La spiegazione offerta dall’Oxford English Dictionary al termine in questione recita: «formed by Horace Walpole upon the title of the fairy-tale The Three Princes of Serendip, the heroes of which “were always making discoveries, by accidents and sagacity, of things they were not in quest of”. The faculty of making happy and unexpected discoveries by accident» (“coniato da H. Walpole dal titolo della fiaba I tre principi di Serendip, i cui eroi ‘facevano continue scoperte, grazie al caso e alla sagacia, di cose di cui non erano in cerca’. L’attitudine a fare casualmente scoperte felici e inattese”). L’origine del derivato italiano serendipità, mai entrato nell’uso, viene così registrato dal Grande Dizionario della Lingua Italiana della UTET: «dall’ingl. Serendipity, voce coniata nel 1754 da H. Walpole nel suo romanzo Three Princes of Serendip (dove narra la storia di tre giovani che hanno il dono naturale di scoprire cose di valore senza cercarle)».

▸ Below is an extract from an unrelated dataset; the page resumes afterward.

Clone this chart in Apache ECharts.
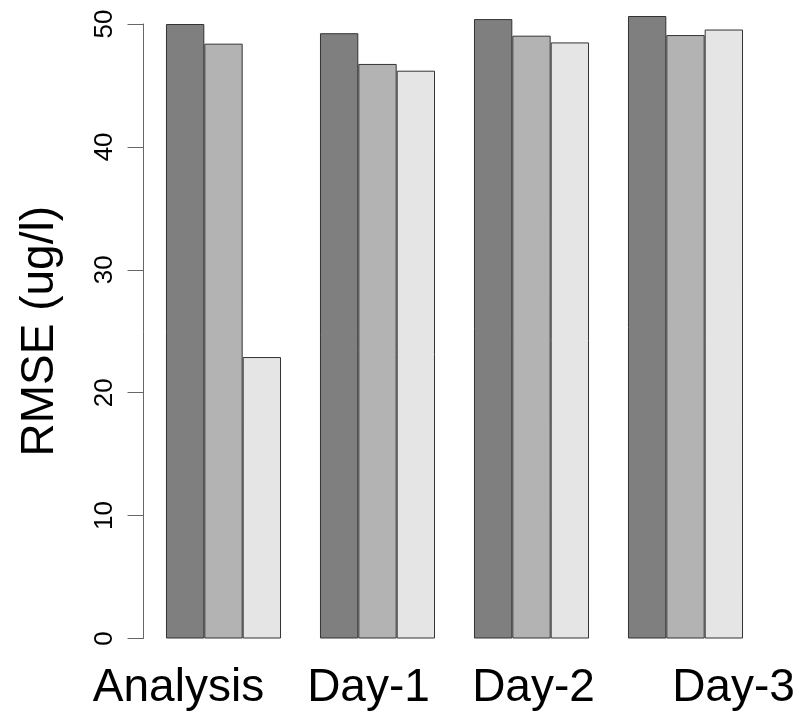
<!DOCTYPE html>
<html>
<head>
<meta charset="utf-8">
<script src="https://cdn.jsdelivr.net/npm/echarts@6/dist/echarts.min.js"></script>
<style>
  html, body { margin: 0; padding: 0; background: #fff; }
  #chart { width: 800px; height: 714px; }
</style>
</head>
<body>
<div id="chart"></div>
<script>
// data
const categories = ['Analysis', 'Day-1', 'Day-2', 'Day-3'];
const seriesA = [50.0, 49.25, 50.4, 50.65];
const seriesB = [48.4, 46.75, 49.05, 49.1];
const seriesC = [22.9, 46.2, 48.5, 49.55];
const yTicks = [0, 10, 20, 30, 40, 50];

// horizontal nudge of each category label (px), labels are not centred on groups
const labelShift = [-45, -9, 2, 48];

const chart = echarts.init(document.getElementById('chart'));

const fills = ['#7f7f7f', '#b3b3b3', '#e5e5e5'];

function barSeries(values, i) {
    return {
        type: 'bar',
        data: values,
        clip: false,
        barGap: 0,
        barCategoryGap: '25.3%',
        itemStyle: {
            color: fills[i],
            borderColor: '#333',
            borderWidth: 1
        },
        emphasis: { disabled: true }
    };
}

const option = {
    animation: false,
    grid: {
        left: 146.5,
        right: 37.5,
        top: 24,
        bottom: 75.5
    },
    xAxis: {
        type: 'category',
        data: categories.map((c, i) => {
            const s = labelShift[i];
            return {
                value: c,
                textStyle: { padding: s >= 0 ? [0, 0, 0, 2 * s] : [0, -2 * s, 0, 0] }
            };
        }),
        axisLine: { show: false },
        axisTick: { show: false },
        axisLabel: {
            color: '#000',
            fontFamily: 'Liberation Sans',
            fontSize: 46,
            margin: 27,
            interval: 0
        }
    },
    yAxis: {
        type: 'value',
        min: 0,
        max: 50,
        interval: 10,
        offset: 3,
        splitLine: { show: false },
        axisLine: { show: true, lineStyle: { color: '#666', width: 1 } },
        axisTick: { show: true, length: 16, lineStyle: { color: '#666' } },
        axisLabel: {
            rotate: 90,
            color: '#000',
            fontFamily: 'Liberation Sans',
            fontSize: 26,
            margin: 26,
            formatter: v => (yTicks.indexOf(v) >= 0 ? String(v) : '')
        },
        name: 'RMSE (ug/l)',
        nameLocation: 'middle',
        nameRotate: 90,
        nameGap: 80,
        nameTextStyle: {
            color: '#000',
            fontFamily: 'Liberation Sans',
            fontSize: 46
        }
    },
    series: [
        barSeries(seriesA, 0),
        barSeries(seriesB, 1),
        barSeries(seriesC, 2)
    ]
};

chart.setOption(option);
</script>
</body>
</html>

Dal che si deduce che i collaboratori del Grande Dizionario non hanno letto la definizione del termine inglese nel più accreditato dizionario di quella lingua, o non ne hanno capito il senso (Walpole non ha mai scritto The Three Princes, come una lettura attenta del passo su riportato avrebbe chiaramente fatto capire). Anzi, probabilmente quei collaboratori neppure conoscono il repertorio di testi italiani da cui il loro Grande Dizionario (opera, beninteso, insostituibile) attinge il materiale lessicale. Infatti il Peregrinaggio di tre giovani figliuoli del re di Serendippo (Serendippo è forma italiana di Sarandib, denominazione persiana dell’attuale Sri Lanka), opera di un misterioso armeno residente a Venezia, e là pubblicato nel 1557, è inserito nell’elenco dei testi spogliati (e citazioni da esso compaiono nello stesso Grande Dizionario). La vicenda si incentra per l’appunto, oltre che sulla casualità delle scoperte, sulla sbalorditiva capacità abduttiva (quella cioè che procede a ritroso dagli effetti alle cause) di cui i tre giovani protagonisti del libro fanno mostra. Il testo (di cui esiste una recente edizione, pubblicata nel 2000) è perciò tra i primi esempî del detective novel, il che spiega il suo enorme successo (con propaggini fino nel Novecento inoltrato) nel mondo anglofono, dove si contano i maggiori autori ed esperti del genere. I Three Princes non sono in effetti che la rimaneggiata traduzione inglese del Peregrinaggio. Traduzione che non è la prima, dato che una versione tedesca è già del 1583 (né rimane isolata); seguono traduzioni in francese, in inglese, ancora in tedesco, in danese, in olandese; tutto ciò senza contare le numerose riattualizzazioni, a cominciare dallo Zadig di Voltaire. Insomma, non solo il Peregrinaggio è uno dei libri italiani più conosciuti fuori dai nostri confini, ma esso va certo annoverato tra i progenitori del moderno romanzo poliziesco.
Un testo del genere (che, beninteso, funge qui solo da spia di fatti di più vasta scala), avesse trovato i natali in paesi con altra politica culturale (la Francia, per fare un esempio scelto a ragion veduta) avrebbe raggiunto fama enorme. In Italia ci si rifiuta di fare i conti con il secolare lavoro di un canone a dominante classicistica (tuttora filtrato da ingessati custodi della tradizione), e ci si ostina a non capire che dalla letteratura di intrattenimento e dalle scritture non letterarie è nato il romanzo moderno. Il che è il colmo dello stolido provincialismo. Come volevasi dimostrare.